TASK TO CARRY OUT: Copy out every line containing the word "matplotlib".

EXTRACTED MATERIAL:
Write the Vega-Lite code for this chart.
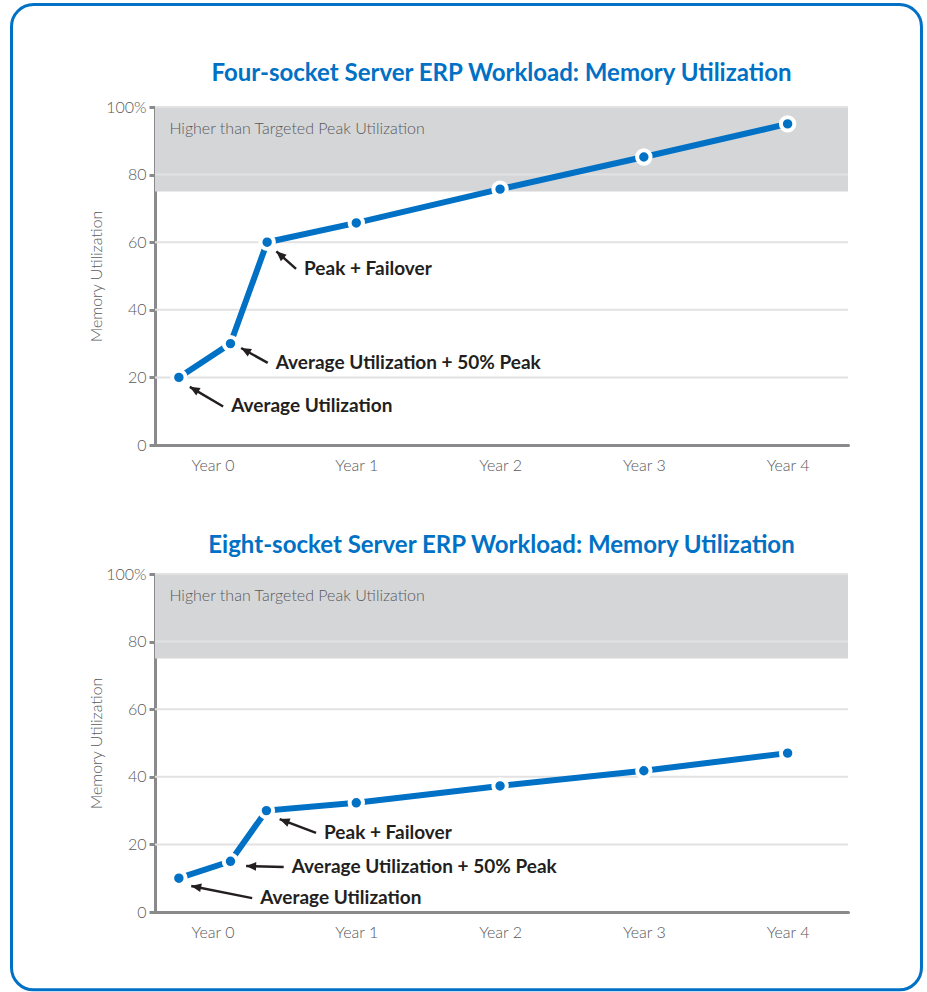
{
  "$schema": "https://vega.github.io/schema/vega-lite/v6.json",
  "background": "white",
  "padding": {"left": 10, "top": 3, "right": 4, "bottom": 0},
  "bounds": "flush",
  "spacing": 129,
  "config": {
    "font": "Lato",
    "view": {"stroke": null},
    "title": {"font": "Lato", "fontSize": 24, "fontWeight": "bold", "color": "#0071c5", "anchor": "middle"},
    "axis": {
      "labelFont": "Lato", "labelFontSize": 16, "labelFontWeight": 300, "labelColor": "#58595b",
      "titleFont": "Lato", "titleFontSize": 16, "titleFontWeight": 300, "titleColor": "#58595b",
      "domainColor": "#8a8a8c", "domainWidth": 3, "domainCap": "round",
      "tickColor": "#8a8a8c", "tickWidth": 3, "tickSize": 6, "grid": false, "zindex": 1
    }
  },
  "datasets": {
    "frame": [{"x": -1.398, "x2": 4.931, "y": 130.3, "y2": -161.2}],
    "band": [{"x": -0.4, "x2": 4.42, "y": 75, "y2": 100}],
    "bandLabel": [{"x": -0.3, "y": 93.5, "label": "Higher than Targeted Peak Utilization"}],
    "grid": [
      {"x": -0.4, "x2": 4.42, "y": 20},
      {"x": -0.4, "x2": 4.42, "y": 40},
      {"x": -0.4, "x2": 4.42, "y": 60},
      {"x": -0.4, "x2": 4.42, "y": 80},
      {"x": -0.4, "x2": 4.42, "y": 100}
    ],
    "four": [
      {"x": -0.234, "y": 20},
      {"x": 0.125, "y": 30},
      {"x": 0.38, "y": 60},
      {"x": 1, "y": 65.7},
      {"x": 2, "y": 75.7},
      {"x": 3, "y": 85.2},
      {"x": 4, "y": 95}
    ],
    "eight": [
      {"x": -0.234, "y": 10},
      {"x": 0.125, "y": 15},
      {"x": 0.375, "y": 30},
      {"x": 1, "y": 32.3},
      {"x": 2, "y": 37.3},
      {"x": 3, "y": 41.8},
      {"x": 4, "y": 47}
    ],
    "fourNotes": [
      {"label": "Peak + Failover", "x": 0.581, "y": 52.1, "x2": 0.444, "y2": 57.3, "dir": 312},
      {"label": "Average Utilization + 50% Peak", "x": 0.384, "y": 24.3, "x2": 0.199, "y2": 28.7, "dir": 299},
      {"label": "Average Utilization", "x": 0.074, "y": 11.4, "x2": -0.158, "y2": 17.2, "dir": 300}
    ],
    "eightNotes": [
      {"label": "Peak + Failover", "x": 0.72, "y": 23.4, "x2": 0.467, "y2": 27.5, "dir": 291},
      {"label": "Average Utilization + 50% Peak", "x": 0.495, "y": 13.3, "x2": 0.234, "y2": 13.6, "dir": 272},
      {"label": "Average Utilization", "x": 0.276, "y": 4.1, "x2": -0.148, "y2": 7.7, "dir": 281}
    ]
  },
  "vconcat": [
    {
      "title": {"text": "Four-socket Server ERP Workload: Memory Utilization", "offset": -83},
      "width": 693,
      "height": 338,
      "encoding": {
        "x": {"field": "x", "type": "quantitative", "scale": {"domain": [-0.4, 4.42], "nice": false, "zero": false},
              "axis": {"values": [0, 1, 2, 3, 4], "labelExpr": "'Year ' + datum.value", "ticks": false, "labelPadding": 12, "title": null}},
        "y": {"field": "y", "type": "quantitative", "scale": {"domain": [0, 100], "nice": false},
              "axis": {"values": [0, 20, 40, 60, 80, 100], "labelExpr": "datum.value == 100 ? '100%' : datum.label", "title": "Memory Utilization", "labelPadding": 3, "titlePadding": 1}}
      },
      "layer": [
        {"data": {"name": "frame"}, "mark": {"type": "rect", "filled": false, "stroke": "#0071c5", "strokeWidth": 3, "cornerRadius": 22}, "encoding": {"x2": {"field": "x2"}, "y2": {"field": "y2"}}},
        {"data": {"name": "band"}, "mark": {"type": "rect", "color": "#d5d6d8"}, "encoding": {"x2": {"field": "x2"}, "y2": {"field": "y2"}}},
        {"data": {"name": "bandLabel"}, "mark": {"type": "text", "align": "left", "baseline": "middle", "font": "Lato", "fontSize": 16, "fontWeight": 300, "color": "#58595b"}, "encoding": {"text": {"field": "label"}}},
        {"data": {"name": "grid"}, "mark": {"type": "rule", "color": "#e2e2e2", "strokeWidth": 2}, "encoding": {"x2": {"field": "x2"}}},
        {"data": {"name": "four"}, "mark": {"type": "line", "color": "#0071c5", "strokeWidth": 6}},
        {"data": {"name": "four"}, "mark": {"type": "point", "filled": true, "color": "#0071c5", "size": 180, "stroke": "white", "strokeWidth": 4, "opacity": 1}},
        {"data": {"name": "fourNotes"}, "mark": {"type": "rule", "color": "#231f20", "strokeWidth": 2.5}, "encoding": {"x2": {"field": "x2"}, "y2": {"field": "y2"}}},
        {"data": {"name": "fourNotes"}, "mark": {"type": "point", "shape": "M0,0L1,2.3L-1,2.3Z", "filled": true, "color": "#231f20", "size": 75, "opacity": 1},
         "encoding": {"x": {"field": "x2", "type": "quantitative"}, "y": {"field": "y2", "type": "quantitative"}, "angle": {"field": "dir", "type": "quantitative", "scale": null}}},
        {"data": {"name": "fourNotes"}, "mark": {"type": "text", "align": "left", "baseline": "middle", "dx": 8, "font": "Lato", "fontSize": 19, "fontWeight": "bold", "color": "#231f20"}, "encoding": {"text": {"field": "label"}}}
      ]
    },
    {
      "title": {"text": "Eight-socket Server ERP Workload: Memory Utilization", "offset": 8},
      "width": 693,
      "height": 338,
      "encoding": {
        "x": {"field": "x", "type": "quantitative", "scale": {"domain": [-0.4, 4.42], "nice": false, "zero": false},
              "axis": {"values": [0, 1, 2, 3, 4], "labelExpr": "'Year ' + datum.value", "ticks": false, "labelPadding": 12, "title": null}},
        "y": {"field": "y", "type": "quantitative", "scale": {"domain": [0, 100], "nice": false},
              "axis": {"values": [0, 20, 40, 60, 80, 100], "labelExpr": "datum.value == 100 ? '100%' : datum.label", "title": "Memory Utilization", "labelPadding": 3, "titlePadding": 1}}
      },
      "layer": [
        {"data": {"name": "band"}, "mark": {"type": "rect", "color": "#d5d6d8"}, "encoding": {"x2": {"field": "x2"}, "y2": {"field": "y2"}}},
        {"data": {"name": "bandLabel"}, "mark": {"type": "text", "align": "left", "baseline": "middle", "font": "Lato", "fontSize": 16, "fontWeight": 300, "color": "#58595b"}, "encoding": {"text": {"field": "label"}}},
        {"data": {"name": "grid"}, "mark": {"type": "rule", "color": "#e2e2e2", "strokeWidth": 2}, "encoding": {"x2": {"field": "x2"}}},
        {"data": {"name": "eight"}, "mark": {"type": "line", "color": "#0071c5", "strokeWidth": 6}},
        {"data": {"name": "eight"}, "mark": {"type": "point", "filled": true, "color": "#0071c5", "size": 180, "stroke": "white", "strokeWidth": 4, "opacity": 1}},
        {"data": {"name": "eightNotes"}, "mark": {"type": "rule", "color": "#231f20", "strokeWidth": 2.5}, "encoding": {"x2": {"field": "x2"}, "y2": {"field": "y2"}}},
        {"data": {"name": "eightNotes"}, "mark": {"type": "point", "shape": "M0,0L1,2.3L-1,2.3Z", "filled": true, "color": "#231f20", "size": 75, "opacity": 1},
         "encoding": {"x": {"field": "x2", "type": "quantitative"}, "y": {"field": "y2", "type": "quantitative"}, "angle": {"field": "dir", "type": "quantitative", "scale": null}}},
        {"data": {"name": "eightNotes"}, "mark": {"type": "text", "align": "left", "baseline": "middle", "dx": 8, "font": "Lato", "fontSize": 19, "fontWeight": "bold", "color": "#231f20"}, "encoding": {"text": {"field": "label"}}}
      ]
    }
  ]
}
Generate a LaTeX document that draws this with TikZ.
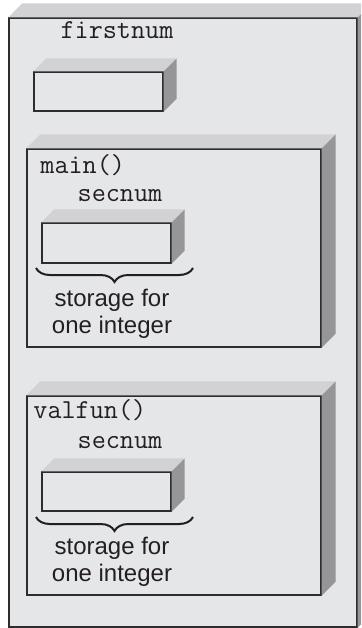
\documentclass[tikz,border=0pt]{standalone}
\usepackage{fontspec}
\setmainfont{Liberation Sans}
\usepackage{tikz}
\usetikzlibrary{calc,positioning,decorations.pathreplacing}
\definecolor{facegray}{RGB}{229,230,232}
\definecolor{topgray}{RGB}{210,210,212}
\definecolor{sidegray}{RGB}{150,150,153}
\definecolor{edgegray}{RGB}{45,45,48}
\definecolor{inkgray}{RGB}{35,31,32}
% top and right faces of a front node, #2 = depth
\newcommand\boxfaces[2]{%
  \fill[topgray] (#1.north west) -- ++(#2,#2) -- ($(#1.north east)+(#2,#2)$) -- (#1.north east) -- cycle;
  \fill[sidegray] (#1.north east) -- ++(#2,#2) -- ($(#1.south east)+(#2,#2)$) -- (#1.south east) -- cycle;}

\begin{document}
\begin{tikzpicture}[x=0.5pt,y=-0.5pt,
  front/.style={draw=edgegray,fill=facegray,line width=0.7pt,inner sep=0pt},
  code/.style={font=\ttfamily\fontsize{13.7}{15}\selectfont,text=inkgray,inner sep=0pt},
  note/.style={font=\fontsize{12}{13.5}\selectfont,text=inkgray,align=center,inner sep=0pt},
  curly/.style={decorate,decoration={brace,mirror,amplitude=7pt},line width=1pt,draw=inkgray}]
\useasboundingbox (0,0) rectangle (361,628);
\clip (0,0) rectangle (361,628);
\fill[white] (0,0) rectangle (361,628);
% global storage
\node[front,minimum width=174pt,minimum height=304.5pt] (stack) at (183,322.5) {};
\boxfaces{stack}{7pt}
\node[code,anchor=base] (firstlbl) at (117,38) {firstnum};
\node[front,minimum width=64.5pt,minimum height=19.5pt] (firstcell) at (98.5,91.5) {};
\boxfaces{firstcell}{6.5pt}
% main()
\node[front,minimum width=147pt,minimum height=99pt] (mainfr) at (174,248) {};
\boxfaces{mainfr}{7pt}
\node[code,anchor=base west] (mainlbl) at (40,173) {main()};
\node[code,anchor=base] (secA) at (120,201) {secnum};
\node[front,minimum width=64.5pt,minimum height=20pt] (cellA) at (106.5,243) {};
\boxfaces{cellA}{6.5pt}
\coordinate (braceAl) at (36,268);
\coordinate (braceAr) at (193,268);
\draw[curly] (braceAl) -- (braceAr);
\node[note,anchor=north] (noteA) at (112,289) {storage for\\one integer};
% valfun()
\node[front,minimum width=147pt,minimum height=99.5pt] (valfr) at (174,495.5) {};
\boxfaces{valfr}{7pt}
\node[code,anchor=base west] (vallbl) at (33,418) {valfun()};
\node[code,anchor=base] (secB) at (120,448) {secnum};
\node[front,minimum width=64.5pt,minimum height=19.5pt] (cellB) at (106.5,491.5) {};
\boxfaces{cellB}{6.5pt}
\coordinate (braceBl) at (36,517);
\coordinate (braceBr) at (193,517);
\draw[curly] (braceBl) -- (braceBr);
\node[note,anchor=north] (noteB) at (112,537) {storage for\\one integer};
\end{tikzpicture}
\end{document}
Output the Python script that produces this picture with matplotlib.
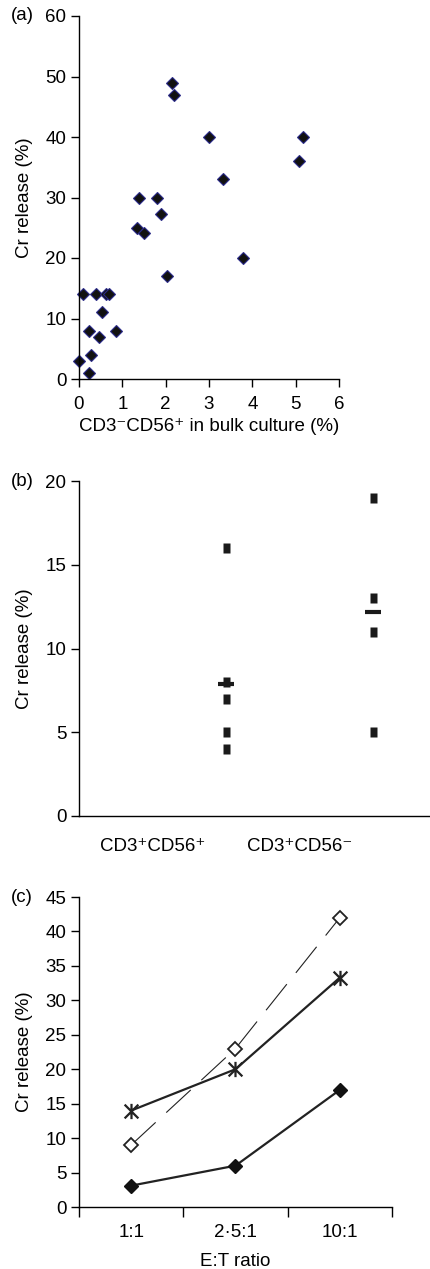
import numpy as np
import matplotlib
matplotlib.use('Agg')
import matplotlib.pyplot as plt
from matplotlib.path import Path

plt.rcParams['font.family'] = ['Liberation Sans', 'DejaVu Sans']
plt.rcParams['font.size'] = 13.5
plt.rcParams['axes.linewidth'] = 1.0

# (a) scatter
a_x = [0.0, 0.22, 0.27, 0.22, 0.1, 0.4, 0.45, 0.52, 0.62, 0.7, 0.85,
       1.39, 1.33, 1.51, 1.81, 1.9, 2.02, 3.78, 3.33, 2.15, 2.19, 3.0,
       5.08, 5.18]
a_y = [3, 1, 4, 8, 14, 14, 7, 11, 14, 14, 8,
       30, 25, 24.2, 30, 27.2, 17, 20, 33, 49, 47, 40,
       36, 40]

# (b) individual values and means
b_labels = ['CD3⁺CD56⁺', 'CD3⁺CD56⁻']
b_group1 = [16, 8, 7, 5, 4]
b_group2 = [19, 13, 11, 5]
b_means = [7.9, 12.2]

# (c) E:T ratio curves
c_labels = ['1:1', '2·5:1', '10:1']
c_filled = [3.1, 6, 17]
c_open = [9, 23, 42]
c_star = [14, 20, 33.3]

fig = plt.figure(figsize=(4.3, 12.69), dpi=100)
W, H = 430, 1269
FS = 13.5

def add_ax(l, r, t, b):
    return fig.add_axes([l / W, 1 - b / H, (r - l) / W, (b - t) / H])

def style(ax):
    for s in ['top', 'right']:
        ax.spines[s].set_visible(False)
    ax.tick_params(direction='out', length=6, width=1, labelsize=FS, pad=3)

# panel a
ax = add_ax(79, 339, 16, 379)
style(ax)
ax.plot(a_x, a_y, 'D', ms=6.3, mfc='#111111', mec='#2b2b8a', mew=0.8, clip_on=False)
ax.set_xlim(0, 6)
ax.set_ylim(0, 60)
ax.set_xticks(range(0, 7))
ax.set_yticks(range(0, 61, 10))
ax.tick_params(axis='x', pad=6)
ax.set_xlabel('CD3⁻CD56⁺ in bulk culture (%)', fontsize=FS, labelpad=4)
ax.set_ylabel('Cr release (%)', fontsize=FS, labelpad=9)
fig.text(22 / W, 1 - 16 / H, '(a)', ha='center', va='center', fontsize=FS)

# panel b
ax = add_ax(79, 430, 481, 816)
style(ax)
rect = Path([(-0.35, -0.5), (0.35, -0.5), (0.35, 0.5), (-0.35, 0.5), (-0.35, -0.5)],
            [Path.MOVETO, Path.LINETO, Path.LINETO, Path.LINETO, Path.CLOSEPOLY])
ax.plot([1] * len(b_group1), b_group1, ls='none', marker=rect, ms=7.2,
        mfc='#1a1a1a', mec='none')
ax.plot([2] * len(b_group2), b_group2, ls='none', marker=rect, ms=7.2,
        mfc='#1a1a1a', mec='none')
ax.plot([1, 2], b_means, ls='none', marker='_', ms=11, mew=3, color='#1a1a1a')
ax.set_xlim(0, 2.39)
ax.set_ylim(0, 20)
ax.set_yticks(range(0, 21, 5))
ax.set_xticks([0.5, 1.5])
ax.set_xticklabels(b_labels)
ax.tick_params(axis='x', length=0, pad=16)
ax.set_ylabel('Cr release (%)', fontsize=FS, labelpad=9)
fig.text(22 / W, 1 - 481 / H, '(b)', ha='center', va='center', fontsize=FS)

# panel c
ax = add_ax(79, 392, 897, 1207)
style(ax)
star = Path([(0, -0.5), (0, 0.5), (-0.45, -0.45), (0.45, 0.45), (-0.45, 0.45), (0.45, -0.45)],
            [Path.MOVETO, Path.LINETO, Path.MOVETO, Path.LINETO, Path.MOVETO, Path.LINETO])
xs = np.arange(len(c_labels))
ax.plot(xs, c_open, color='#222222', lw=0.8, dashes=(30, 13),
        marker='D', ms=7, mfc='white', mec='#222222', mew=1.3)
ax.plot(xs, c_star, color='#222222', lw=1.6,
        marker=star, ms=11, mfc='none', mec='#222222', mew=1.6)
ax.plot(xs, c_filled, color='#222222', lw=1.6,
        marker='D', ms=7, mfc='#111111', mec='#111111')
ax.set_xlim(-0.5, 2.5)
ax.set_ylim(0, 45)
ax.set_yticks(range(0, 46, 5))
ax.set_xticks([-0.5, 0.5, 1.5, 2.5])
ax.set_xticklabels([])
ax.set_xticks(xs, minor=True)
ax.set_xticklabels(c_labels, minor=True)
ax.tick_params(axis='x', which='minor', length=0, pad=12, labelsize=FS)
ax.tick_params(axis='x', which='major', length=7)
ax.set_xlabel('E:T ratio', fontsize=FS, labelpad=9)
ax.set_ylabel('Cr release (%)', fontsize=FS, labelpad=9)
fig.text(22 / W, 1 - 897 / H, '(c)', ha='center', va='center', fontsize=FS)

fig.savefig('out.png', dpi=100)
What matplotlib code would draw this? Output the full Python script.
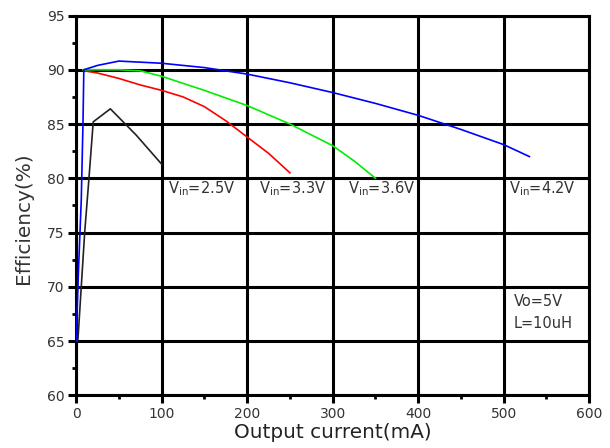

SOLUTION BELOW:
Output the Python script that produces this picture with matplotlib.
import matplotlib
matplotlib.use('Agg')
import matplotlib.pyplot as plt
from matplotlib.path import Path
What matplotlib code would draw this? Output the full Python script.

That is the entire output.